- _What needs to be done_: Reproduce from the records below, with no pictures, exactly the lines between the one containing "Give me the Chart.js source for this chart." and the one containing "var yTicks = [0, 100, 200, 300, 400, 500, 600];", inclusive.

● ● ● ● ● ● ●

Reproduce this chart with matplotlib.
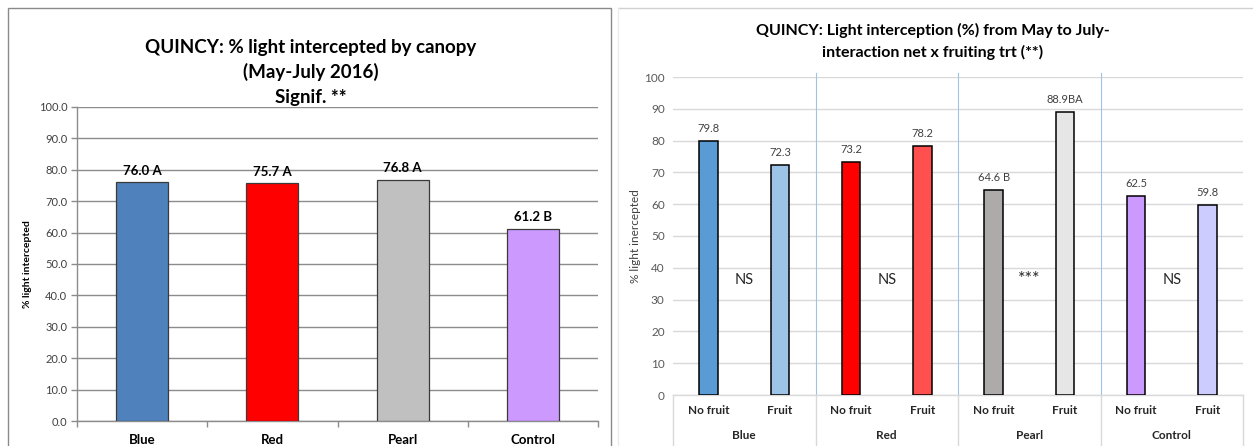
#!/usr/bin/env python3
import matplotlib
matplotlib.use("Agg")
import matplotlib.pyplot as plt
from matplotlib.lines import Line2D
from matplotlib.patches import Rectangle
from matplotlib.transforms import blended_transform_factory

plt.rcParams['font.family'] = ['Lato', 'DejaVu Sans']

# 左圖：各網色的平均值
nets = ['Blue', 'Red', 'Pearl', 'Control']
net_means = [76.0, 75.7, 76.8, 61.2]
net_letters = ['A', 'A', 'A', 'B']
net_colors = ['#4F81BD', '#FF0000', '#C0C0C0', '#CC99FF']

# 右圖：網色 x 結果處理
fruit_trt = ['No fruit', 'Fruit']
trt_means = [79.8, 72.3, 73.2, 78.2, 64.6, 88.9, 62.5, 59.8]
trt_letters = ['', '', '', '', ' B', 'BA', '', '']
trt_colors = ['#5B9BD5', '#9DC3E6', '#FF0000', '#FF4F4F',
              '#AEAAAA', '#E7E6E6', '#CC99FF', '#CCCCFF']
net_signif = ['NS', 'NS', '***', 'NS']

W, H = 1253, 446


def px_axes(fig, x0, x1, ytop, ybot):
    """Create axes from pixel edges (origin at top-left)."""
    return fig.add_axes([x0 / W, (H - ybot) / H, (x1 - x0) / W, (ybot - ytop) / H])


fig = plt.figure(figsize=(W / 100, H / 100), dpi=100)
fig.patch.set_facecolor('white')

# 外框
fig.add_artist(Rectangle((8 / W, -0.05), (611 - 8) / W, (H - 8) / H + 0.05,
                         transform=fig.transFigure, fill=False,
                         edgecolor='#8a8a8a', lw=1.0))
fig.add_artist(Line2D([618 / W, 1.0], [(H - 8) / H] * 2, transform=fig.transFigure,
                      color='#d0d0d0', lw=1.0))
fig.add_artist(Line2D([618 / W] * 2, [0, (H - 8) / H], transform=fig.transFigure,
                      color='#ececec', lw=1.0))

# ---------------- 左圖 ----------------
ax1 = px_axes(fig, 77, 598, 107, 421)
x1 = list(range(len(nets)))
ax1.bar(x1, net_means, width=0.4, color=net_colors, edgecolor='#3a3a3a', lw=0.9, zorder=3)
ax1.set_xlim(-0.5, len(nets) - 0.5)
ax1.set_ylim(0, 100)
ax1.set_yticks(range(0, 101, 10))
ax1.set_yticklabels([f"{v:.1f}" for v in range(0, 101, 10)])
ax1.yaxis.grid(True, color='#8c8c8c', lw=1.0, zorder=0)
ax1.set_axisbelow(True)
for s in ['top', 'right']:
    ax1.spines[s].set_visible(False)
for s in ['left', 'bottom']:
    ax1.spines[s].set_color('#8c8c8c')
    ax1.spines[s].set_linewidth(1.0)
ax1.tick_params(axis='y', direction='out', length=4, width=1.0, color='#8c8c8c',
                labelsize=8, labelcolor='#404040', pad=3)
ax1.set_xticks(x1)
ax1.set_xticklabels(nets, fontsize=9.5, fontweight='bold')
ax1.tick_params(axis='x', length=0, pad=9)
ax1.set_xticks([i - 0.5 for i in range(len(nets) + 1)], minor=True)
ax1.tick_params(axis='x', which='minor', direction='out', length=4, width=1.0, color='#8c8c8c')
ax1.set_ylabel('% light intercepted', fontsize=7.5, fontweight='bold', labelpad=5)
for i, (v, lt) in enumerate(zip(net_means, net_letters)):
    ax1.annotate(f"{v:.1f} {lt}", (i, v), xytext=(0, 4), textcoords='offset points',
                 ha='center', va='bottom', fontsize=9.5, fontweight='bold')

title_left = ['QUINCY: % light intercepted by canopy', '(May-July 2016)', 'Signif. **']
for k, line in enumerate(title_left):
    fig.text(311 / W, (H - (47 + 25 * k)) / H, line, ha='center', va='center',
             fontsize=13.5, fontweight='bold')

# ---------------- 右圖 ----------------
ax2 = px_axes(fig, 673, 1243, 77, 395)
x2 = list(range(len(trt_means)))
ax2.bar(x2, trt_means, width=0.26, color=trt_colors, edgecolor='black', lw=1.1, zorder=3)
ax2.set_xlim(-0.5, len(trt_means) - 0.5)
ax2.set_ylim(0, 100)
ax2.set_yticks(range(0, 101, 10))
ax2.yaxis.grid(True, color='#d9d9d9', lw=1.0, zorder=0)
ax2.set_axisbelow(True)
for s in ['top', 'right', 'left']:
    ax2.spines[s].set_visible(False)
ax2.spines['bottom'].set_color('#d9d9d9')
ax2.spines['bottom'].set_linewidth(1.0)
ax2.tick_params(axis='y', length=0, labelsize=8.5, labelcolor='#595959', pad=6)
ax2.set_xticks([])
ax2.set_ylabel('% light inercepted', fontsize=8.5, color='#404040', labelpad=2)

for i, (v, lt) in enumerate(zip(trt_means, trt_letters)):
    ax2.annotate(f"{v:.1f}{lt}", (i, v), xytext=(0, 5), textcoords='offset points',
                 ha='center', va='bottom', fontsize=8, color='#404040')

# 兩層分類標籤
trans = blended_transform_factory(ax2.transData, ax2.transAxes)
n_grp = len(nets)
n_sub = len(fruit_trt)
for i in x2:
    ax2.text(i, -0.05, fruit_trt[i % n_sub], transform=trans, ha='center', va='center',
             fontsize=8.5, fontweight='bold', color='#262626')
for g in range(n_grp):
    cx = g * n_sub + (n_sub - 1) / 2
    ax2.text(cx, -0.128, nets[g], transform=trans, ha='center', va='center',
             fontsize=8.5, fontweight='bold', color='#262626')
    size = 13 if net_signif[g] == '***' else 10.5
    ax2.text(cx, 35, net_signif[g], ha='center', va='baseline', fontsize=size,
             color='#262626')
for g in range(n_grp + 1):
    xb = g * n_sub - 0.5
    ax2.plot([xb, xb], [0, -0.2], transform=trans, color='#d9d9d9', lw=1.0, clip_on=False)
    if 0 < g < n_grp:
        ax2.plot([xb, xb], [0, 101.3], color='#9DC3E6', lw=0.8, clip_on=False, zorder=2)

fig.text(933 / W, (H - 30) / H, 'QUINCY: Light interception (%) from May to July-',
         ha='center', va='center', fontsize=11.5, fontweight='bold')
fig.text(933 / W, (H - 52) / H, 'interaction net x fruiting trt (**)',
         ha='center', va='center', fontsize=11.5, fontweight='bold')

fig.savefig('out.png', dpi=100)
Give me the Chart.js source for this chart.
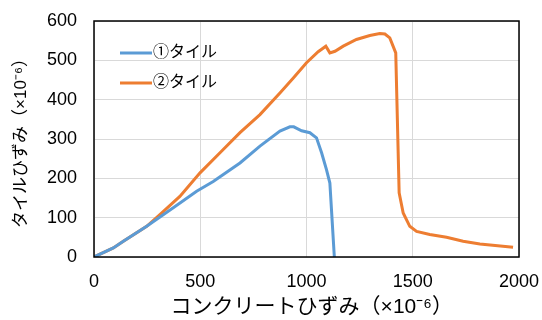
<!DOCTYPE html>
<html>
<head>
<meta charset="utf-8">
<script src="https://cdn.jsdelivr.net/npm/chart.js@4"></script>
<style>
  html, body { margin: 0; padding: 0; background: #fff; }
  #wrap { width: 542px; height: 320px; }
</style>
</head>
<body>
<div id="wrap"><canvas id="chart"></canvas></div>
<script>
var seriesNames = ["①タイル", "②タイル"];

var tile1X = [0, 91, 138, 248, 373, 483, 561, 687, 781, 875, 922, 940, 977, 1016, 1047, 1071, 1094, 1110, 1131];
var tile1Y = [0, 23, 40, 78, 125, 167, 192, 239, 282, 320, 331, 331, 321, 316, 303, 265, 222, 188, 0];

var tile2X = [0, 91, 138, 248, 310, 404, 499, 593, 687, 781, 875, 938, 1000, 1055, 1091, 1110, 1134, 1173, 1235, 1298, 1345, 1369, 1392, 1420, 1436, 1455, 1486, 1518, 1580, 1659, 1737, 1816, 1972];
var tile2Y = [0, 23, 40, 78, 108, 154, 214, 265, 316, 362, 417, 455, 494, 522, 536, 519, 523, 536, 553, 563, 568, 567, 557, 519, 163, 112, 78, 65, 57, 50, 40, 33, 25];

var xTicks = [0, 500, 1000, 1500, 2000];
var yTicks = [0, 100, 200, 300, 400, 500, 600];

var FONT = "'Liberation Sans', 'Noto Sans CJK JP', sans-serif";

function pts(xs, ys) {
  var out = [];
  for (var i = 0; i < xs.length; i++) out.push({ x: xs[i], y: ys[i] });
  return out;
}

function plain(v) { return String(v); }

// legend inside the plot + full frame around the plot area
var framePlugin = {
  id: "frame",
  afterDatasetsDraw: function(chart) {
    var c = chart.ctx, a = chart.chartArea;
    c.save();
    c.strokeStyle = "#000";
    c.lineWidth = 1.5;
    c.strokeRect(a.left, a.top, a.right - a.left, a.bottom - a.top);

    c.font = "16px " + FONT;
    c.textBaseline = "middle";
    chart.data.datasets.forEach(function(ds, i) {
      var y = a.top + 32 + i * 30;
      c.strokeStyle = ds.borderColor;
      c.lineWidth = 3;
      c.beginPath();
      c.moveTo(a.left + 26, y);
      c.lineTo(a.left + 58, y);
      c.stroke();
      c.fillStyle = "#000";
      c.fillText(ds.label, a.left + 59, y);
    });
    c.restore();
  }
};

document.addEventListener("DOMContentLoaded", function() {
  var ctx = document.getElementById("chart").getContext("2d");

  new Chart(ctx, {
    type: "scatter",
    data: {
      datasets: [
        {
          label: seriesNames[0],
          data: pts(tile1X, tile1Y),
          showLine: true,
          borderColor: "#5B9BD5",
          backgroundColor: "#5B9BD5",
          borderWidth: 3,
          pointRadius: 0
        },
        {
          label: seriesNames[1],
          data: pts(tile2X, tile2Y),
          showLine: true,
          borderColor: "#ED7D31",
          backgroundColor: "#ED7D31",
          borderWidth: 3,
          pointRadius: 0
        }
      ]
    },
    options: {
      responsive: true,
      maintainAspectRatio: false,
      animation: false,
      layout: { padding: { left: 9, right: 23, top: 21, bottom: 0 } },
      plugins: {
        legend: { display: false },
        tooltip: { enabled: false }
      },
      scales: {
        x: {
          type: "linear",
          min: 0,
          max: 2000,
          afterBuildTicks: function(s) { s.ticks = xTicks.map(function(v) { return { value: v }; }); },
          afterFit: function(s) { s.height = 63; s.paddingLeft = 0; s.paddingRight = 0; },
          grid: { color: "#d9d9d9", lineWidth: 1, drawTicks: false },
          border: { display: false },
          ticks: { color: "#000", font: { size: 18, family: FONT }, padding: 14, maxRotation: 0, callback: plain },
          title: {
            display: true,
            text: "\u2002コンクリートひずみ（×10⁻⁶）",
            color: "#000",
            font: { size: 21, family: FONT },
            padding: { top: 0, bottom: 0 }
          }
        },
        y: {
          type: "linear",
          min: 0,
          max: 600,
          afterBuildTicks: function(s) { s.ticks = yTicks.map(function(v) { return { value: v }; }); },
          afterFit: function(s) { s.width = 85; s.paddingTop = 0; s.paddingBottom = 0; },
          grid: { color: "#d9d9d9", lineWidth: 1, drawTicks: false },
          border: { display: false },
          ticks: { color: "#000", font: { size: 18, family: FONT }, padding: 17, callback: plain },
          title: {
            display: true,
            text: "タイルひずみ（×10⁻⁶）",
            color: "#000",
            font: { size: 17, family: FONT },
            padding: { top: 2, bottom: 0 }
          }
        }
      }
    },
    plugins: [framePlugin]
  });
});
</script>
</body>
</html>
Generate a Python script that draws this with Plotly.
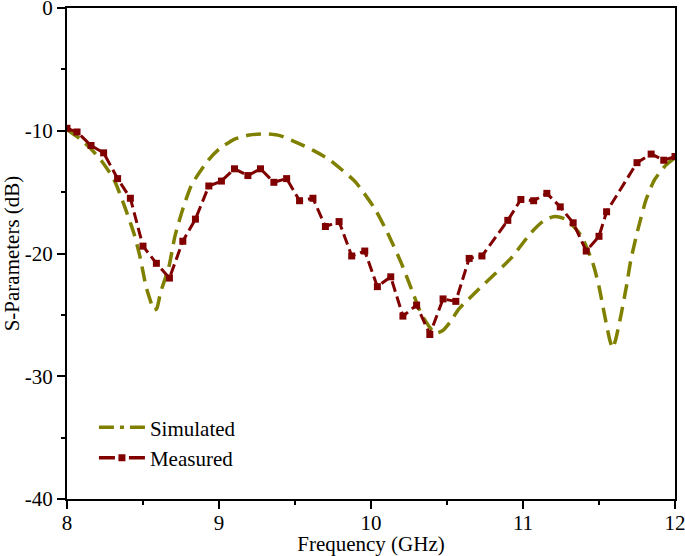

● ● ● ● ● ● ●

- _Exercise solution_:
Give me the Chart.js source for this chart.
<!DOCTYPE html>
<html>
<head>
<meta charset="utf-8">
<script src="https://cdn.jsdelivr.net/npm/chart.js@4"></script>
<style>
  html, body { margin: 0; padding: 0; background: #fff; }
  #wrap { width: 542px; height: 320px; }
</style>
</head>
<body>
<div id="wrap"><canvas id="chart"></canvas></div>
<script>
var seriesNames = ["①タイル", "②タイル"];

var tile1X = [0, 91, 138, 248, 373, 483, 561, 687, 781, 875, 922, 940, 977, 1016, 1047, 1071, 1094, 1110, 1131];
var tile1Y = [0, 23, 40, 78, 125, 167, 192, 239, 282, 320, 331, 331, 321, 316, 303, 265, 222, 188, 0];

var tile2X = [0, 91, 138, 248, 310, 404, 499, 593, 687, 781, 875, 938, 1000, 1055, 1091, 1110, 1134, 1173, 1235, 1298, 1345, 1369, 1392, 1420, 1436, 1455, 1486, 1518, 1580, 1659, 1737, 1816, 1972];
var tile2Y = [0, 23, 40, 78, 108, 154, 214, 265, 316, 362, 417, 455, 494, 522, 536, 519, 523, 536, 553, 563, 568, 567, 557, 519, 163, 112, 78, 65, 57, 50, 40, 33, 25];

var xTicks = [0, 500, 1000, 1500, 2000];
var yTicks = [0, 100, 200, 300, 400, 500, 600];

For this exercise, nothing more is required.